Если же fons bonorum [источником благ] является Бог, чье существование ни для христианина, ни для неоплатоника не нуждается в доказательстве, то, напротив, нуждается в адекватном истолковании значение материальной реальности. Итак, в предыдущем обсуждении проблемы уже всплыло соображение, согласно которому в счастье заключено высшее благо людей, в то время как прочие земные блага предстают только как частичные блага, не отождествляясь всецело с счастьем и не обеспечивая его абсолютным образом. А поскольку не могут существовать две высшие реальности, из этого вытекает вывод, что также и в случае человека — и притом рассматриваемом не только онтологически в самом себе — Бог сообразуется с ним и проявляется как summum bonum (высшее благо) — а значит, Он отождествляется с счастьем. Конечная цель — это благо. Но каково же тогда это благо? На этот вопрос дает ответ прозаический отрывок 11 третьей книги. Ранее было сказано, что благо, в действительности, является единственным и трансцендентным, поскольку ни одно из земных благ не способно исключить другое; затем истинное благо отождествлялось с счастьем и с Богом: теперь утверждается, что истинное благо — это Бог и единое. И, действительно, Бог сообщает всем вещам бытие, но не в том смысле, что Он создает их материально или поддерживает их в состоянии жизненности, но в том смысле, что Он дарует бытию истинную возможность существовать, что состоит в бытии каждой единичной вещи. Бог, как утверждал Порфирий, развивая учение и некоторые более туманные положения Плотина, есть Единое; неоплатонизм Боэция, к которому присоединяется то, что подтверждается и христианским учением, в равной мере учит тому, что Бог — это единое. И как для Плотина Единое есть причина существования всех вещей, так для Боэция единство (субстанциально отождествляемое с Богом) позволяет всем вещам быть. А потому все вещи, будь они одушевленные или неодушевленные, тяготеют к единству, так как без него они не существовали бы — и это единство есть благо, это единство есть Бог.
Затем приводится рассмотрение другого фундаментального учения неоплатонизма, а именно учения о несуществовании зла. Коль скоро установлено, что Бог есть высшее благо, из этого следует, в первую очередь, невозможность существования начала зла, так как иначе существовало бы два начала (и это твердое положение неоплатонического учения касательно несуществования зла особенно подчеркивалось христианскими писателями в их полемике с манихейством): кроме того, поскольку все вещи происходят от Единого, то есть от Бога, их существование ни в коей мере не является злым; и, наконец, если Бог как высшее Благо есть сушествование по преимуществу (в этой концепции присутствуют некоторые формулировки и аспекты проблематики, представленные и в богословских сочинениях, см. стр. 562—563), из этого следует, что зло не обладает существованием. Это было фундаментальное учение платонической традиции, как языческой, так и христианской: оно встречается, к примеру, у Плотина, у Оригена, у Григория Нисского и у Августина.

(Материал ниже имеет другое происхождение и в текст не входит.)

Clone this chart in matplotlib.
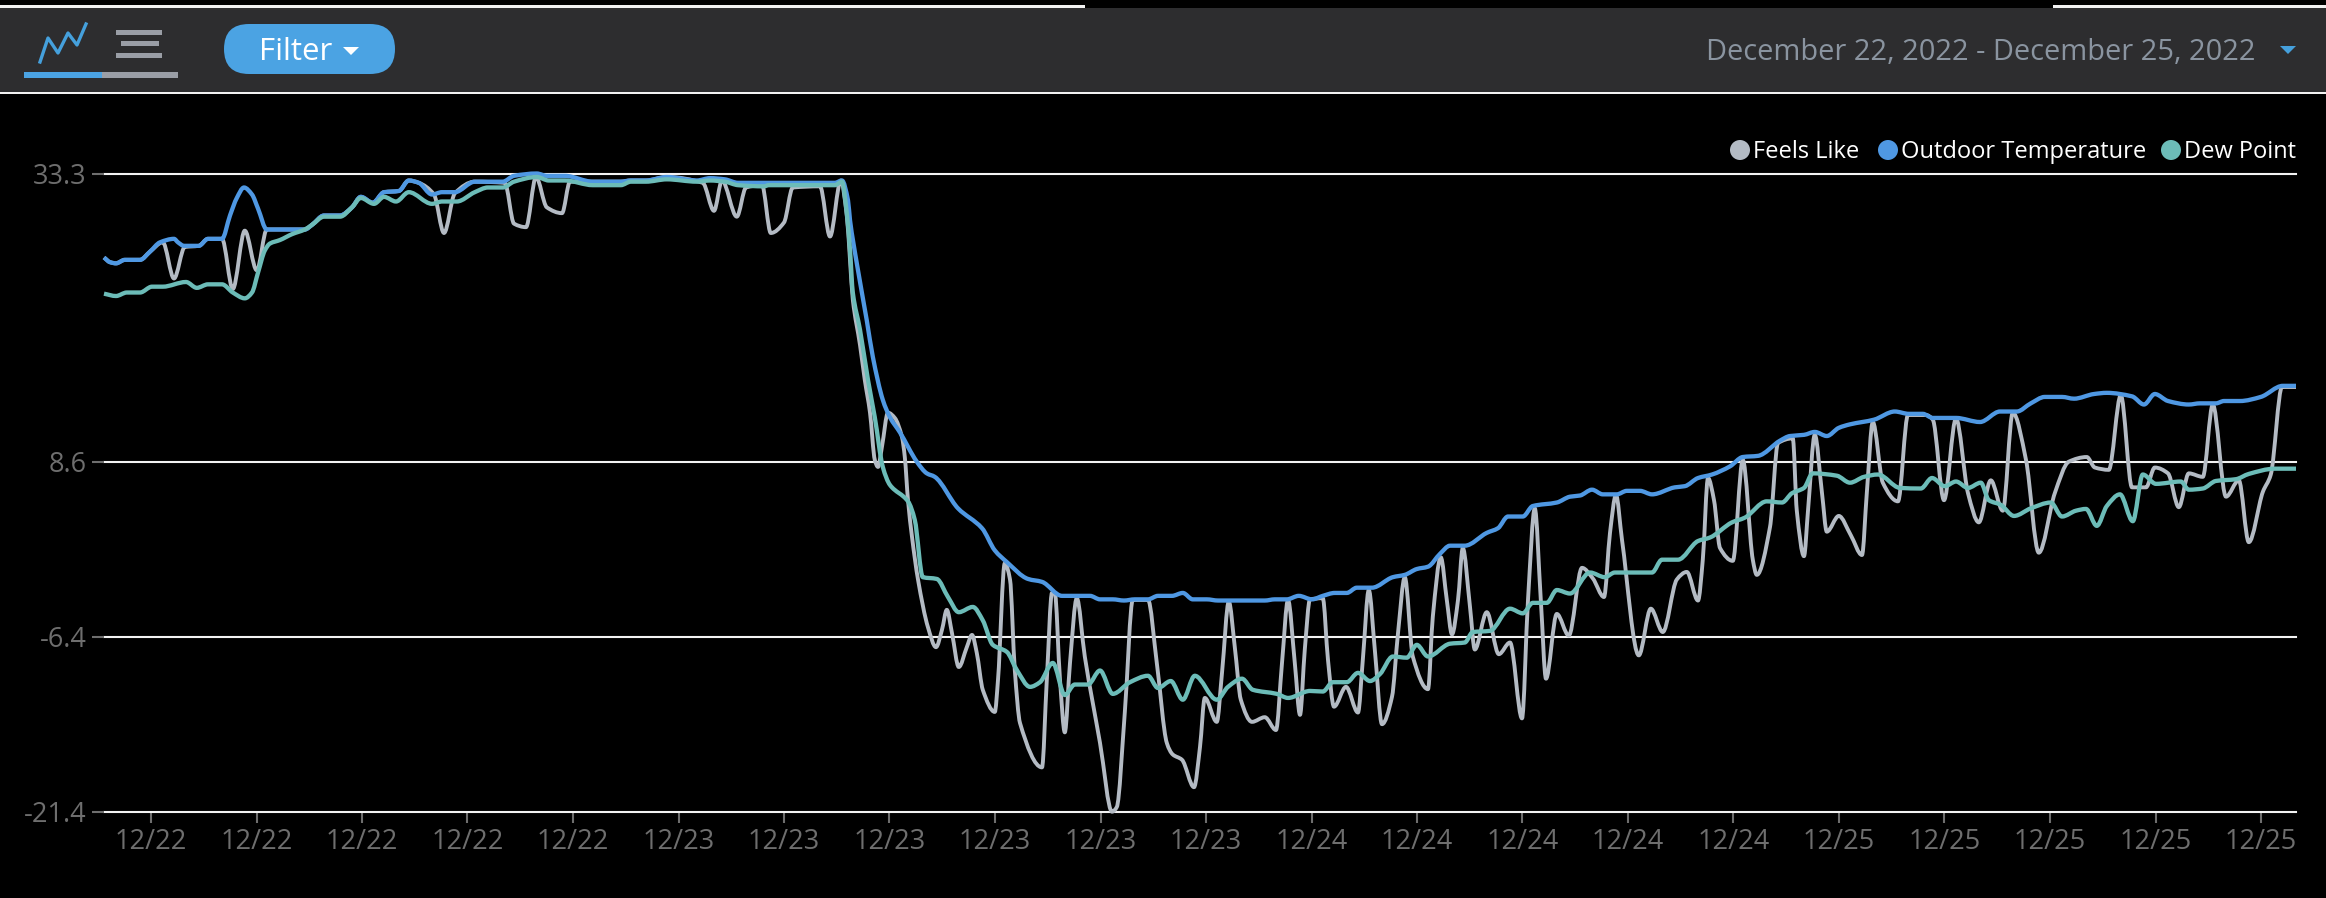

Книга завершается упоминанием о мифе — истолкованном в неоплатоническом ключе — о сошествии Орфея в подземное царство. Это символизирует сошествие человека в тьму материального мира, из которого он может и должен выплыть наверх. Но человек должен с вниманием следить за тем, чтобы не обратиться вспять, взирая на материю, дабы не впасть в нее снова, как это случилось с Орфеем, который, из–за того что он оглянулся назад, то есть направил свой взор в сторону Тартара, потерял Эвридику (стихотворение XII). Мы фиксируем здесь неоплатоническую интерпретацию данного мифа, достаточно распространенную и у греков; впрочем, хорошо известен интерес, проявляемый неоплатониками к мифам, и особенно к гомеровским мифам, которые, как они полагали, должны были интерпретироваться аллегорически. Впрочем, с учетом центрального места Гомера в античной культуре, нет ничего удивительного в том, что неоплатоники не собирались исключить мифологию из строя своей мысли, обращаясь к ней также и для того, чтобы обрести посредством подходящей аллегорической интерпретации подтверждение своим собственным учениям.